> Task brief
Output the material exactly, but drop every image it holds.

> Data shown
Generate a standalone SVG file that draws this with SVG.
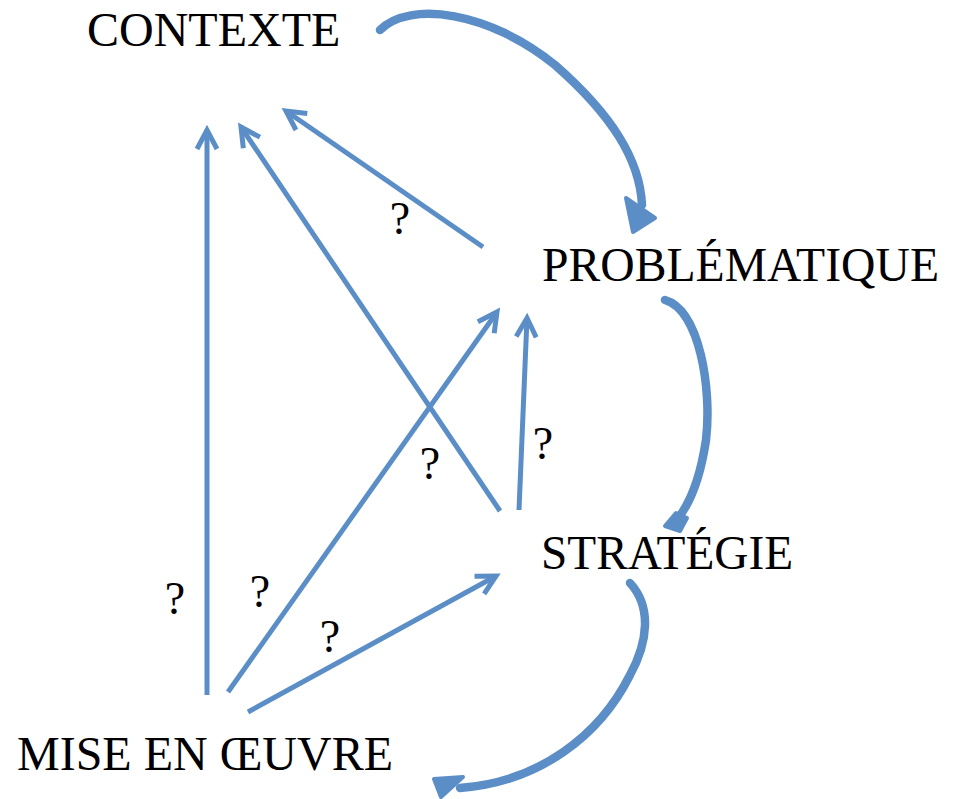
<svg xmlns="http://www.w3.org/2000/svg" width="954" height="799" viewBox="0 0 954 799">
<style>
.lbl{font-family:"Liberation Serif","Times New Roman",serif;font-size:48px;fill:#000}
.q{font-family:"Liberation Serif","Times New Roman",serif;font-size:46px;fill:#000;text-anchor:middle}
.thin{fill:none;stroke:#5B8EC7;stroke-width:5;marker-end:url(#v)}
.thick{fill:none;stroke:#5B8EC7;stroke-width:8.5;stroke-linecap:round}
.head{fill:#5B8EC7;stroke:#5B8EC7;stroke-width:4;stroke-linejoin:round}
</style>
<defs>
<marker id="v" markerUnits="userSpaceOnUse" markerWidth="40" markerHeight="40" viewBox="-30 -20 40 40" refX="0" refY="0" orient="auto" overflow="visible">
<path d="M-19,-10 L0,0 L-19,10" fill="none" stroke="#5B8EC7" stroke-width="5"/>
</marker>
</defs>
<rect width="954" height="799" fill="#fff"/>
<g id="connectors">
<line class="thin" x1="207" y1="695" x2="207" y2="130"/>
<line class="thin" x1="500" y1="511" x2="241" y2="127"/>
<line class="thin" x1="483" y1="247" x2="286" y2="111"/>
<line class="thin" x1="228" y1="692" x2="497" y2="312"/>
<line class="thin" x1="519" y1="510" x2="527" y2="318"/>
<line class="thin" x1="248" y1="712" x2="496" y2="576"/>
<path class="thick" d="M380,30 C410,0 490,12 555,65 C612,115 640,160 642,205"/>
<polygon class="head" points="626,198 655,218 633,232"/>
<path class="thick" d="M665,300 C700,310 712,390 706,440 C700,480 690,505 675,522"/>
<polygon class="head" points="665,526 676,513 687,518 680,531"/>
<path class="thick" d="M630,583 C652,607 648,642 630,675 C600,735 540,782 460,788"/>
<polygon class="head" points="434,779 463,777 441,797"/>
</g>
<g id="n-contexte"><text class="lbl" x="87" y="46">CONTEXTE</text></g>
<g id="n-problematique"><text class="lbl" x="542" y="281" textLength="397" lengthAdjust="spacingAndGlyphs">PROBLÉMATIQUE</text></g>
<g id="n-strategie"><text class="lbl" x="541" y="569" textLength="252" lengthAdjust="spacingAndGlyphs">STRATÉGIE</text></g>
<g id="n-mise"><text class="lbl" x="17" y="770">MISE EN ŒUVRE</text></g>
<g id="labels">
<text class="q" x="400" y="234">?</text>
<text class="q" x="543" y="459">?</text>
<text class="q" x="430" y="479">?</text>
<text class="q" x="175" y="614">?</text>
<text class="q" x="260" y="607">?</text>
<text class="q" x="330" y="652">?</text>
</g>
</svg>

> Completed exercise
Generate a standalone SVG file that draws this with SVG.
<svg xmlns="http://www.w3.org/2000/svg" width="954" height="799" viewBox="0 0 954 799">
<style>
.lbl{font-family:"Liberation Serif","Times New Roman",serif;font-size:48px;fill:#000}
.q{font-family:"Liberation Serif","Times New Roman",serif;font-size:46px;fill:#000;text-anchor:middle}
.thin{fill:none;stroke:#5B8EC7;stroke-width:5;marker-end:url(#v)}
.thick{fill:none;stroke:#5B8EC7;stroke-width:8.5;stroke-linecap:round}
.head{fill:#5B8EC7;stroke:#5B8EC7;stroke-width:4;stroke-linejoin:round}
</style>
<defs>
<marker id="v" markerUnits="userSpaceOnUse" markerWidth="40" markerHeight="40" viewBox="-30 -20 40 40" refX="0" refY="0" orient="auto" overflow="visible">
<path d="M-19,-10 L0,0 L-19,10" fill="none" stroke="#5B8EC7" stroke-width="5"/>
</marker>
</defs>
<rect width="954" height="799" fill="#fff"/>
<g id="connectors">
<line class="thin" x1="207" y1="695" x2="207" y2="130"/>
<line class="thin" x1="500" y1="511" x2="241" y2="127"/>
<line class="thin" x1="483" y1="247" x2="286" y2="111"/>
<line class="thin" x1="228" y1="692" x2="497" y2="312"/>
<line class="thin" x1="519" y1="510" x2="527" y2="318"/>
<line class="thin" x1="248" y1="712" x2="496" y2="576"/>
<path class="thick" d="M380,30 C410,0 490,12 555,65 C612,115 640,160 642,205"/>
<polygon class="head" points="626,198 655,218 633,232"/>
<path class="thick" d="M665,300 C700,310 712,390 706,440 C700,480 690,505 675,522"/>
<polygon class="head" points="665,526 676,513 687,518 680,531"/>
<path class="thick" d="M630,583 C652,607 648,642 630,675 C600,735 540,782 460,788"/>
<polygon class="head" points="434,779 463,777 441,797"/>
</g>
<g id="n-contexte"><text class="lbl" x="87" y="46">CONTEXTE</text></g>
<g id="n-problematique"><text class="lbl" x="542" y="281" textLength="397" lengthAdjust="spacingAndGlyphs">PROBLÉMATIQUE</text></g>
<g id="n-strategie"><text class="lbl" x="541" y="569" textLength="252" lengthAdjust="spacingAndGlyphs">STRATÉGIE</text></g>
<g id="n-mise"><text class="lbl" x="17" y="770">MISE EN ŒUVRE</text></g>
<g id="labels">
<text class="q" x="400" y="234">?</text>
<text class="q" x="543" y="459">?</text>
<text class="q" x="430" y="479">?</text>
<text class="q" x="175" y="614">?</text>
<text class="q" x="260" y="607">?</text>
<text class="q" x="330" y="652">?</text>
</g>
</svg>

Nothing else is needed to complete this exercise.